Information Gain Is Not All You Need

Ludvig Ericson, José Pedro, Patric Jensfelt

These authors contributed equally to this work.

Autonomous exploration in mobile robotics is driven by two competing objectives: coverage, to exhaustively observe the environment; and path length, to do so with the shortest path possible. Though it is difficult to evaluate the best course of action without knowing the unknown, the unknown can often be understood through models, maps, or common sense. However, previous work has shown that improving estimates of information gain through such prior knowledge leads to greedy behavior and ultimately causes backtracking, which degrades coverage performance. In fact, any information gain maximization will exhibit this behavior, even without prior knowledge. Information gained at task completion is constant, and cannot be maximized for. It is therefore an unsuitable choice as an optimization objective. Instead, information gain is a decision criterion for determining which candidate states should still be considered for exploration. The task therefore becomes to reach completion with the shortest total path. Since determining the shortest path is typically intractable, it is necessary to rely on a heuristic or estimate to identify candidate states that minimize the total path length. To address this, we propose a heuristic that reduces backtracking by preferring candidate states that are close to the robot, but far away from other candidate states. We evaluate the performance of the proposed heuristic in simulation against an information gain-based approach and frontier exploration, and show that our method significantly decreases total path length, both with and without prior knowledge of the environment.

Figure 1: Information Gain and Travel Distance.

Distance at completion dT for a selection of gain affinities λ, where a higher λ means stronger preference for gain and a lesser concern with the length of the path to acquire it. Naive gain refers to the assumption that unknown space is occlusion-free, i.e., yields maximal gain; in true gain, the real would-be sensor scan is used for gain computation. Tellingly, negative affinities, i.e., minimizing gain, results in a lower dT than maximization, and no choice is substantially better than nearest frontier, i.e., λ = 0.
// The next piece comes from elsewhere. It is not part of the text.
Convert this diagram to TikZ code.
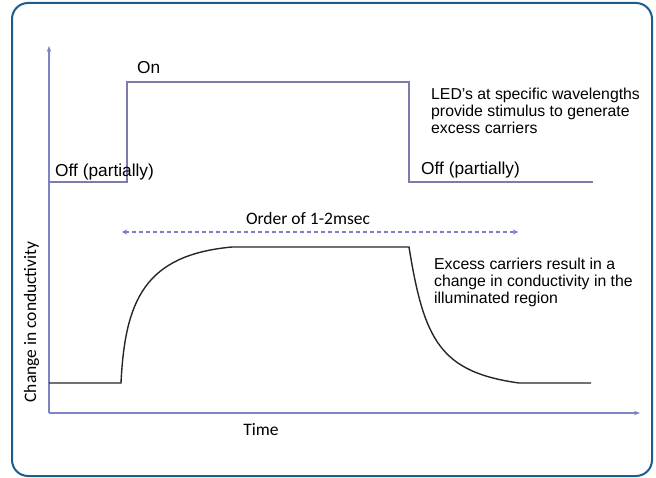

Figure 2: Distance Advantage.

Illustration of distance advantage in the beginning of exploration. The robot (star) preferentially explores frontiers (solid coloring) with higher distance advantage. It is heading towards a closed off room because it is nearer that region than it would be from most other places. By contrast, its distance to the corridor is higher than it would be elsewhere, repelling it from that region.

Figure 3: Environments.

Data is collected in three diverse environments: a large office from a real-world floor plan with both small cubicles and large lecture halls, a non-rectilinear cave environment with many small pockets, and a labyrinth-like maze with both shallow and deep dead-ends. Pink circles indicate starting locations, the light blue region depicts a sensor scan from the point of view of an example starting location indicated by the brown star polygon. The zoomed region is the same size as a local window for the planner.

Table 1: Results.

Distance at completion when there is mismatch between the predictions and the environment, due to clutter. The environment and prediction clutter are independently sampled. Data collected across 10 runs for each method/environment/prediction tuple from different starting locations.

Figure 3: Coverage and Frontier Size.

The effect of prediction range cp on completion distance dT in the office environment. Data collected across 10 runs from different starting locations, for each method and prediction range. Error bars represent one standard deviation.

Figure 4: Coverage and Frontier Size.

Comparison of coverage c(d) and total frontier size f(d) as functions of distance traveled d. The shaded areas indicates an 80 % confidence interval, the solid line indicates the mean. Data collected across 10 runs for each method from different starting locations in the office environment.